— А как же официальное разрешение? — изумился Капустин.
— Всего лишь бумажка, — усмехнулся я. — Вам получить подобное, думаю, не составило особого труда.
Писатель расплылся в улыбке. Елизавета чувствовала себя в этой камере не совсем уютно, и я предложил им перейти в какое-нибудь другое место.
Жорж Капустин, в отличие от супруги, находился в приподнятом настроении и снова принялся за свое:
— Дорогая, не желаете ли выглянуть в окно? Там чудный вид. Быть может, вам тоже посчастливится и им получите колесико на память…
Лицо Елизаветы вспыхнуло, она бросила на мужа сердитый взгляд, но промолчала.
Мы спустились на первый этаж и расположились и небольшом зале неподалеку от выхода. Здесь было много окон и достаточно светло, так что можно было погасить фонари. Уселись мы в том месте, где когда-то регистрировали вновь прибывающих узников.
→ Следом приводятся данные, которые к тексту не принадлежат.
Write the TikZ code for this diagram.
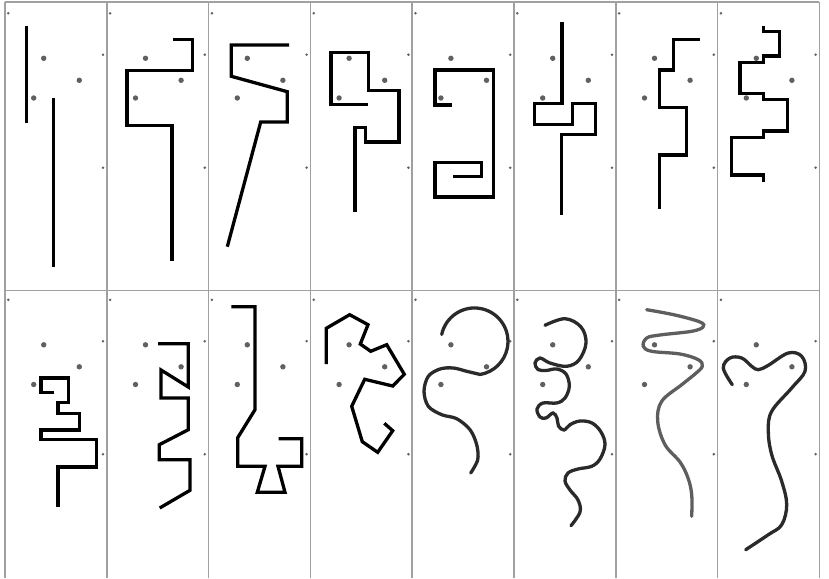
\documentclass[tikz,border=0pt]{standalone}
\usepackage{tikz}
\definecolor{gridgray}{HTML}{A0A0A0}
\definecolor{dotgray}{HTML}{606060}
\definecolor{strokedark}{HTML}{2A2A2A}
\definecolor{strokegray}{HTML}{5E5E5E}
\tikzset{
  gridline/.style={draw=gridgray, line width=1.5pt},
  stroke/.style={draw=black, line width=3.3pt, line join=miter},
  curvestroke/.style={draw=strokedark, line width=3.3pt, line cap=round},
  bigdot/.style={fill=dotgray},
  smalldot/.style={fill=dotgray}
}
\begin{document}
\begin{tikzpicture}[x=1pt,y=-1pt]
\useasboundingbox (0,0) rectangle (829,578);
\fill[white] (0,0) rectangle (829,578);
% grid
\foreach \i in {0,...,8} {
  \draw[gridline] ({5+101.8*\i},2) -- ({5+101.8*\i},578);
}
\draw[gridline] (5,2) -- (819.4,2);
\draw[gridline] (5,290.7) -- (819.4,290.7);
% dots
\foreach \r in {0,286.5} {
  \foreach \i in {0,...,7} {
    \pgfmathsetmacro{\L}{5+101.8*\i}
    \fill[smalldot] (\L+3.3,13.3+\r) circle (1.4);
    \fill[smalldot] (\L+98,54.7+\r) circle (1.4);
    \fill[smalldot] (\L+98,167.7+\r) circle (1.4);
    \fill[bigdot] (\L+38.7,58.3+\r) circle (2.7);
    \fill[bigdot] (\L+74.3,80.3+\r) circle (2.7);
    \fill[bigdot] (\L+28.7,98+\r) circle (2.7);
  }
}
% ---- top row ----
% cell 1
\draw[stroke] (26.7,26) -- (26.7,123.3);
\draw[stroke] (53.7,97.7) -- (53.7,266.7);
% cell 2
\draw[stroke] (172.7,39.3) -- (192.7,39.3) -- (192.7,70.3) -- (127,70.3) -- (127,125.3) -- (172,125.3) -- (172,260.7);
% cell 3
\draw[stroke] (289,45) -- (231.3,45) -- (231.3,76.3) -- (287.3,91.7) -- (287.3,122) -- (260.7,122) -- (227.3,246.7);
% cell 4
\draw[stroke] (368.3,104.7) -- (331,104.7) -- (331,52.3) -- (368.7,52.3) -- (368.7,90.3) -- (399,90.3) -- (399,142) -- (365.3,142) -- (365.3,127.7) -- (355,127.7) -- (355,212.3);
% cell 5
\draw[stroke] (452,105) -- (435,105) -- (435,70) -- (493.7,70) -- (493.7,197) -- (435,197) -- (435,162.3) -- (481.3,162.3) -- (481.3,176.3) -- (453.3,176.3);
% cell 6
\draw[stroke] (562,22.3) -- (562,103.7) -- (534.3,103.7) -- (534.3,124.3) -- (572.7,124.3) -- (572.7,103.7) -- (595.7,103.7) -- (595.7,134.3) -- (561.7,134.3) -- (561.7,215.3);
% cell 7
\draw[stroke] (700,39.3) -- (673.3,39.3) -- (673.3,70) -- (659.3,70) -- (659.3,107.7) -- (686.3,107.7) -- (686.3,155) -- (659.3,155) -- (659.3,209.3);
% cell 8
\draw[stroke] (763.7,26) -- (763.7,31.7) -- (779.3,31.7) -- (779.3,56) -- (763.7,56) -- (763.7,62.7) -- (740,62.7) -- (740,93.3) -- (763.7,93.3) -- (763.7,99.7) -- (787.3,99.7) -- (787.3,131) -- (763.7,131) -- (763.7,137.3) -- (731.7,137.3) -- (731.7,175) -- (763.7,175) -- (763.7,181.7);
% ---- bottom row ----
% cell 9
\draw[stroke] (54,392.3) -- (41,392.3) -- (41,378) -- (68.7,378) -- (68.7,402.3) -- (58,402.3) -- (58,413.3) -- (79.3,413.3) -- (79.3,430) -- (41,430) -- (41,439.7) -- (96.3,439.7) -- (96.3,467) -- (58,467) -- (58,507.3);
% cell 10
\draw[stroke] (158,343.7) -- (188.3,343.7) -- (188.3,387) -- (161,370) -- (161,398) -- (188.3,398) -- (188.3,429.7) -- (159.3,444.7) -- (159.3,459.7) -- (190,459.7) -- (190,490.3) -- (159.7,508);
% cell 11
\draw[stroke] (231.3,306.7) -- (255,306.7) -- (255,409.7) -- (237.7,437.7) -- (237.7,466.3) -- (265,466.3) -- (257.3,492.3) -- (285,492.3) -- (278,466.3) -- (301.7,466.3) -- (301.7,438.7) -- (278.7,438.7);
% cell 12
\draw[stroke] (326.3,364) -- (326.3,328.3) -- (349.7,314.7) -- (368,324.7) -- (360.3,344) -- (370.7,351.3) -- (386.7,344.7) -- (404.3,374.3) -- (392.7,386) -- (364.7,379.3) -- (351.7,406.3) -- (362.3,441.7) -- (377.7,452.3) -- (392.7,430.7) -- (384.3,423.3);
% cell 13
\draw[curvestroke] (441.7,334.5) arc[start angle=-168, end angle=80, radius=33.5];
\draw[curvestroke] plot[smooth, tension=0.55] coordinates {
 (480.3,374.5) (466.7,371.3) (453.3,368) (440,369) (428.3,376.3) (424,391.3) (428.3,406.3) (441.7,414.7) (456.7,418.7) (470,429.7) (476.7,444.7) (477.7,459.7) (470.7,473)};
% cell 14
\draw[curvestroke] plot[smooth, tension=0.6] coordinates {
 (545,325.3) (565,318.7) (581,327) (586,343) (579,360) (566.7,366.3) (550,363) (540,358) (535,363) (538,369.5) (546,370.5) (556.7,369) (566,374) (569.3,386.3) (565,398) (556.7,403) (543,403) (537,409) (540,417) (546,418) (553,413) (557,418) (558.5,426) (564,430) (570,424.7) (580,421) (592,423) (601,432) (605,444.7) (600,459) (591.7,466.3) (578,469) (568,473) (565,481) (570,490) (578,500) (580,512) (571,525.7)};
% cell 15
\draw[curvestroke, draw=strokegray] plot[smooth, tension=0.6] coordinates {
 (646.7,309.7) (675,315) (700,322) (703,327) (691.7,331.3) (660,335) (646.7,338) (643.3,346.3) (651.7,351.3) (680,354) (698.3,359.7) (702.3,366.3) (695,374) (681.7,384.7) (661.7,401.3) (657.7,421.3) (665,444.7) (680,462) (688,478) (691.7,494.7) (691.7,516.3)};
% cell 16
\draw[curvestroke] plot[smooth, tension=0.6] coordinates {
 (732.3,384.7) (723.3,368) (730,358) (741.7,358) (751.7,366.3) (758.3,369.7) (768.3,365.3) (788.3,353) (801.7,356.3) (805,371.3) (791.7,388) (771.7,411.3) (768.3,431.3) (771.7,454.7) (781.7,481.3) (786.7,504.7) (781.7,524.7) (768.3,534.7) (745.7,549.7)};
\end{tikzpicture}
\end{document}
— Букину, я так понимаю, ничего не привиделось, — вернулся к недавней истории Капустин. — А вообще чисто арестантам казались разные небылицы?
Вы тактично спрашиваете — сходили ли они здесь с ума? — уточнил я.
— В некоторой степени, — писатель виновато улыбнулся.
— Чрезвычайно редко, — ответил я. — Вашим вопросом вы напомнили мне один случай…
И хотим немедля услышать о нем, — оживился Капустин.
Озаглавит он его впоследствии:
Демон
Один из узников по фамилии Можицкий вдруг затребовал врача. Как только подошла его очередь, я нанес ему визит. Сидел он не один год, но обратился за помощью впервые.
— Понимаю, что жалоба моя не совсем по вашей части, — начал он с оправданий. — Но обратиться со столь деликатной проблемой мне больше совершенно не к кому.
— Вы правы, на оказание медицинской помощи в этих стенах я имею исключительное право. Итак, что вас беспокоит?
— Видите ли, — замялся Можицкий, — сегодня ночью у меня в голове послышались голоса…
«Вот те раз, — усмехнулся я про себя. — Очень даже по моей части, господин хороший. Сколько же я переслушал историй о голосах? Не счесть», — но с арестантом я делиться подробностями своего профессионального прошлого не стал.
— Вернее, всего один голос, — продолжал заключенный. — И от слов его мне сделалось худо.
— Понятно, — кивнул я. — Долго он с вами беседовал?
— Не могу знать. Проснулся я от голоса, а пропал он только под утро, когда светать стало.
— Этот голос как-то назвал себя? — поинтересовался я. — Или, быть может, он показался вам знакомым?
— Голос был самым обыкновенным. Он представился Демоном Окаменения…
— Вот как? — нисколько не удивился я. — И что ему было надобно от вас?
— Доктор, — в голосе Можицкого промелькнуло раздражение, — попрошу меня не сбивать, я все сейчас изложу сам. А иначе я только запутаюсь от ваших вопросов.